The Charlotte-Mecklenburg school board's decision to rename Vance High for civil rights attorney Julius Chambers goes counter to what many students at the school had hoped for. But the principal and a senior who served on the naming committee say they think students will warm to the new name.
Allison Taylor is a senior at Zebulon Vance High school in northeast Charlotte. She said that she and her classmates have long thought it was strange that a majority-Black school is named for a Confederate officer who owned enslaved people.
"We always had questions on why they named the school after him, knowing his background and everything," she said.
But she said students didn’t know how to get answers, let alone ask for a change. When Charlotte-Mecklenburg Schools announced plans to change the name, Taylor signed up for the renaming committee. She helped research historical figures who had been nominated — including civil rights lawyer Julius Chambers.
CMS asked community members to rank three options for the new name: Julius Chambers, Queen City and University City. Chambers was the top choice among adults. But students wanted University City. Not only was it the top choice in the CMS poll, but Taylor said students were already circulating a new logo and coming up with chants, such as "U C, You Know."

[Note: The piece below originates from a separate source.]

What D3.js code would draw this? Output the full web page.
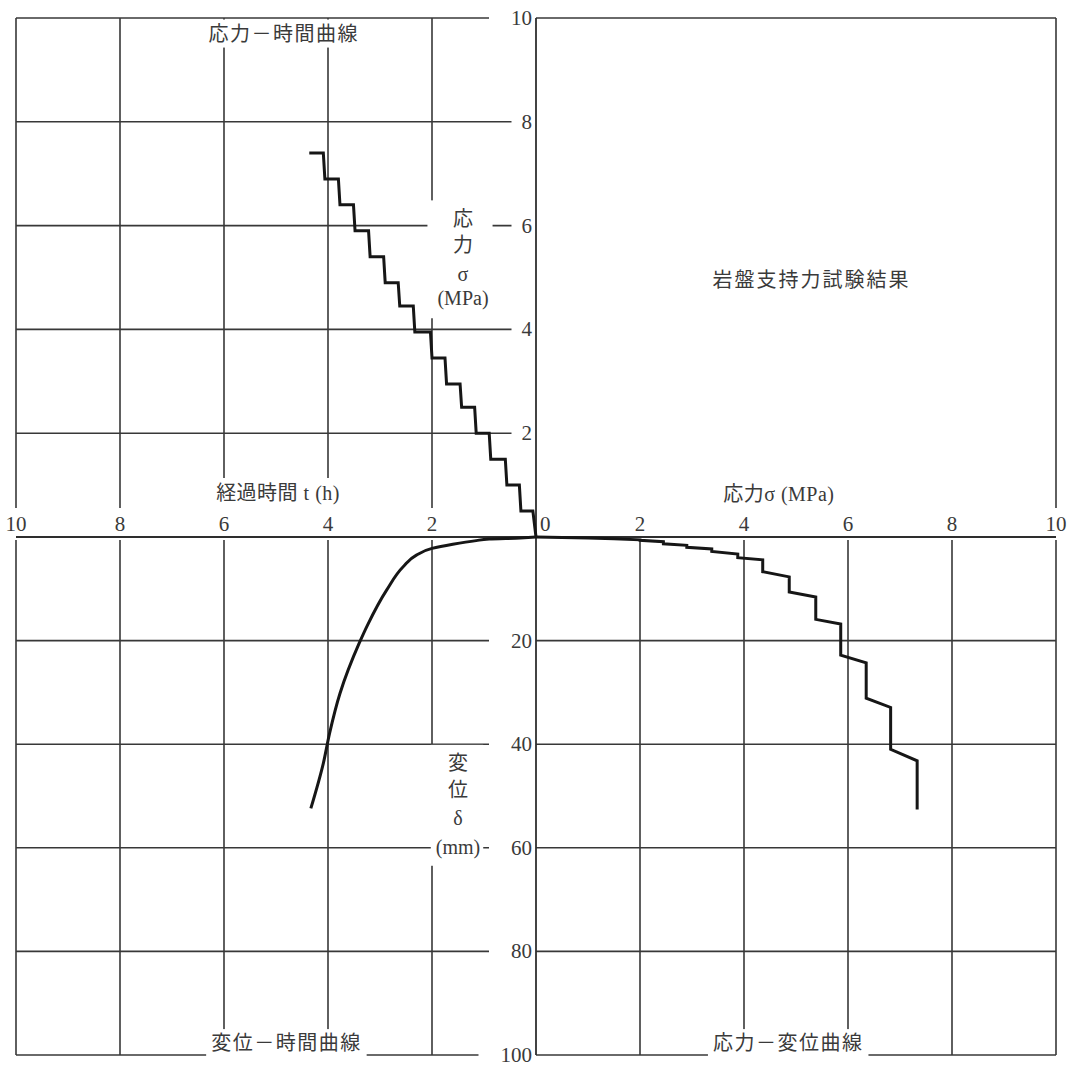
<!DOCTYPE html>
<html>
<head>
<meta charset="utf-8">
<script src="https://cdn.jsdelivr.net/npm/d3@7"></script>
<style>
  html,body{margin:0;padding:0;background:#fff;}
  svg{display:block;}
  text{font-family:'Liberation Serif','Noto Sans CJK JP',serif;fill:#3a3a3a;}
</style>
</head>
<body>
<svg id="chart" width="1073" height="1067"></svg>
<script>
// ---------- DATA ----------
const timeTicks   = [10, 8, 6, 4, 2];          // h (left, leftwards)
const stressTicks = [2, 4, 6, 8, 10];          // MPa
const dispTicks   = [20, 40, 60, 80, 100];     // mm

// Stress-time curve (stepped loading)
const stLevels = [0.5, 1.0, 1.5, 2.0, 2.5, 2.95, 3.45, 3.95, 4.45, 4.9, 5.4, 5.9, 6.4, 6.9, 7.4];
const stStartT = [0.06, 0.32, 0.59, 0.9, 1.18, 1.46, 1.75, 2.03, 2.36, 2.65, 2.93, 3.22, 3.51, 3.8, 4.09];
const stEndT   = [0.29, 0.56, 0.87, 1.15, 1.43, 1.72, 2.0, 2.33, 2.62, 2.9, 3.19, 3.48, 3.77, 4.06, 4.36];

// Displacement-time curve
const dtTime = [0, 0.3, 0.9, 1.15, 1.6, 2.0, 2.3, 2.55, 2.87, 3.24, 3.4, 3.77, 3.97, 4.09, 4.33];
const dtDisp = [0, 0.2, 0.4, 0.7, 1.4, 2.2, 3.5, 5.7, 10.2, 17.0, 20.5, 30.2, 37.9, 43.7, 52.4];

// Stress-displacement curve (creep at each load stage)
const sdStress    = [0.5, 1.0, 1.5, 2.0, 2.45, 2.9, 3.38, 3.88, 4.36, 4.87, 5.38, 5.86, 6.35, 6.82, 7.33];
const sdDispStart = [0.1, 0.2, 0.35, 0.55, 0.9, 1.6, 2.3, 3.3, 4.4, 7.7, 11.6, 16.8, 24.3, 32.9, 43.2];
const sdDispEnd   = [0.1, 0.2, 0.35, 0.65, 1.3, 2.0, 2.8, 4.0, 6.7, 10.6, 15.9, 22.8, 31.1, 41.0, 52.6];

// ---------- LAYOUT ----------
const L = 16, R = 1056, T = 18, B = 1055, CX = 536, CY = 537;
const xT = d3.scaleLinear().domain([0, 10]).range([CX, L]);
const xS = d3.scaleLinear().domain([0, 10]).range([CX, R]);
const yS = d3.scaleLinear().domain([0, 10]).range([CY, T]);
const yD = d3.scaleLinear().domain([0, 100]).range([CY, B]);

const svg = d3.select('#chart');
svg.append('rect').attr('width', 1073).attr('height', 1067).attr('fill', '#fff');
const gGrid = svg.append('g').attr('stroke', '#383838').attr('stroke-width', 1.6);
const gMask = svg.append('g').attr('fill', '#fff');
const gAxis = svg.append('g').attr('stroke', '#2e2e2e').attr('stroke-width', 1.8);
const gCurve = svg.append('g');
const gText = svg.append('g');

function hline(g, y, x1, x2){ g.append('line').attr('x1', x1).attr('x2', x2).attr('y1', y).attr('y2', y); }
function vline(g, x, y1, y2){ g.append('line').attr('x1', x).attr('x2', x).attr('y1', y1).attr('y2', y2); }

// top-left quadrant
timeTicks.forEach(t => vline(gGrid, xT(t), yS(10), CY));
stressTicks.forEach(s => hline(gGrid, yS(s), xT(10), CX));
// top-right quadrant (frame only)
hline(gGrid, yS(10), CX, xS(10));
vline(gGrid, xS(10), yS(10), CY);
// bottom-left
timeTicks.forEach(t => vline(gGrid, xT(t), CY, yD(100)));
dispTicks.forEach(d => hline(gGrid, yD(d), xT(10), CX));
// bottom-right
stressTicks.forEach(s => vline(gGrid, xS(s), CY, yD(100)));
dispTicks.forEach(d => hline(gGrid, yD(d), CX, xS(10)));

// main axes
hline(gAxis, CY, xT(10), xS(10));
vline(gAxis, CX, yS(10), yD(100));

// ---------- TEXT with white knock-out ----------
function mask(node, pl, pr, py){
  const b = node.getBBox();
  gMask.append('rect').attr('x', b.x - pl).attr('y', b.y - py)
    .attr('width', b.width + pl + pr).attr('height', b.height + 2 * py);
}
function label(x, y, txt, opt = {}){
  const t = gText.append('text').attr('x', x).attr('y', y)
    .attr('text-anchor', opt.anchor || 'middle')
    .attr('dominant-baseline', 'central')
    .style('font-size', (opt.size || 21) + 'px')
    .style('letter-spacing', (opt.ls || 0) + 'px')
    .text(txt);
  if (opt.mask) mask(t.node(), opt.mask[0], opt.mask[1], opt.mask[2]);
  return t;
}

// horizontal axis numbers
timeTicks.forEach(t => label(xT(t), CY - 13, String(t), {mask: [4, 4, 4]}));
stressTicks.forEach(s => label(xS(s), CY - 13, String(s), {mask: [4, 4, 4]}));
label(CX + 4, CY - 13, '0', {anchor: 'start', mask: [1, 2, 4]});
// vertical axis numbers
stressTicks.forEach(s => label(CX - 4, yS(s), String(s), {anchor: 'end', mask: [String(s).length > 1 ? 22 : 10, 4, 2]}));
dispTicks.forEach(d => label(CX - 4, yD(d), String(d), {anchor: 'end', mask: [String(d).length > 1 ? 22 : 10, 4, 2]}));

// axis titles
label(xT(4.96), CY - 44, '経過時間 t (h)', {size: 20, ls: 0.5, mask: [6, 6, 4]});
label(xS(4.67), CY - 43, '応力σ (MPa)', {size: 20, ls: 0.5, mask: [6, 6, 4]});

// vertical stack labels
function stack(x, ys, items, pl, pr, py){
  const g = gText.append('g');
  items.forEach((s, i) => {
    g.append('text').attr('x', x).attr('y', ys[i]).attr('text-anchor', 'middle')
      .attr('dominant-baseline', 'central').style('font-size', '20px').text(s);
  });
  mask(g.node(), pl, pr, py);
}
stack(463, [yS(6.12), yS(5.63), yS(5.07), yS(4.6)], ['応', '力', 'σ', '(MPa)'], 10, 4, 8);
stack(458, [yD(43.6), yD(48.8), yD(54.2), yD(59.8)], ['変', '位', 'δ', '(mm)'], 5, 3, 7);

// quadrant titles
label(xT(4.85), yS(9.7), '応力－時間曲線', {size: 20, ls: 1.5, mask: [5, 5, 3]});
label(xS(5.3), yS(4.95), '岩盤支持力試験結果', {size: 20, ls: 2});
label(xT(4.8), yD(97.7), '変位－時間曲線', {size: 20, ls: 1.5, mask: [5, 5, 3]});
label(xS(4.85), yD(97.7), '応力－変位曲線', {size: 20, ls: 1.5, mask: [5, 5, 3]});

// ---------- CURVES ----------
const stPts = [[0, 0]];
stLevels.forEach((s, i) => { stPts.push([stStartT[i], s], [stEndT[i], s]); });
gCurve.append('path')
  .attr('d', d3.line().x(d => xT(d[0])).y(d => yS(d[1]))(stPts))
  .attr('fill', 'none').attr('stroke', '#161616').attr('stroke-width', 3)
  .attr('stroke-linejoin', 'miter');

const dtPts = dtTime.map((t, i) => [t, dtDisp[i]]);
gCurve.append('path')
  .attr('d', d3.line().x(d => xT(d[0])).y(d => yD(d[1])).curve(d3.curveMonotoneY)(dtPts))
  .attr('fill', 'none').attr('stroke', '#161616').attr('stroke-width', 3);

const sdPts = [[0, 0]];
sdStress.forEach((s, i) => { sdPts.push([s, sdDispStart[i]], [s, sdDispEnd[i]]); });
gCurve.append('path')
  .attr('d', d3.line().x(d => xS(d[0])).y(d => yD(d[1]))(sdPts))
  .attr('fill', 'none').attr('stroke', '#161616').attr('stroke-width', 3)
  .attr('stroke-linejoin', 'miter');
</script>
</body>
</html>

She said her classmates didn’t know much about Chambers. He was born in 1936 and fought many of his groundbreaking civil rights cases decades before students were born. And she said some pointed out that a location or place name wouldn’t be controversial.
But Taylor said the new name will grow on her classmates.
"A lot of students, once they heard the name they started looking him up, and honestly once they looked him up and saw the great things he did throughout his life, and the things he did for CMS, they actually really liked it," Taylor said.
Principal Has A Connection
Vance Principal Erik Turner is 44, too young to remember Chambers’ fight to desegregate CMS. But Turner graduated from West Charlotte High, where the integration efforts played out on a national stage. And he went on to North Carolina Central University.
"Attorney Chambers was actually my chancellor who gave me my degree at North Carolina Central, so I know him, I know his family and I know his work," Turner said.
Turner agreed that students don’t know much about Chambers. "That lets me know that we have to do some work," he said.
One idea: Turner would like to see Chambers High offer a pre-law career track.
"I think that that would be a great way for us not just to be named after him, but also to have an academic arm that continues some of the advocacy work around law that our students really could benefit from," Turner said.
The new name won’t take effect until next school year.
Taylor said she’s OK with being part of the final graduating class of Vance High.
"You know, the chapter of Vance High School has come to an end," she said. "But the new chapter of Julius Chambers High School is going to be something great."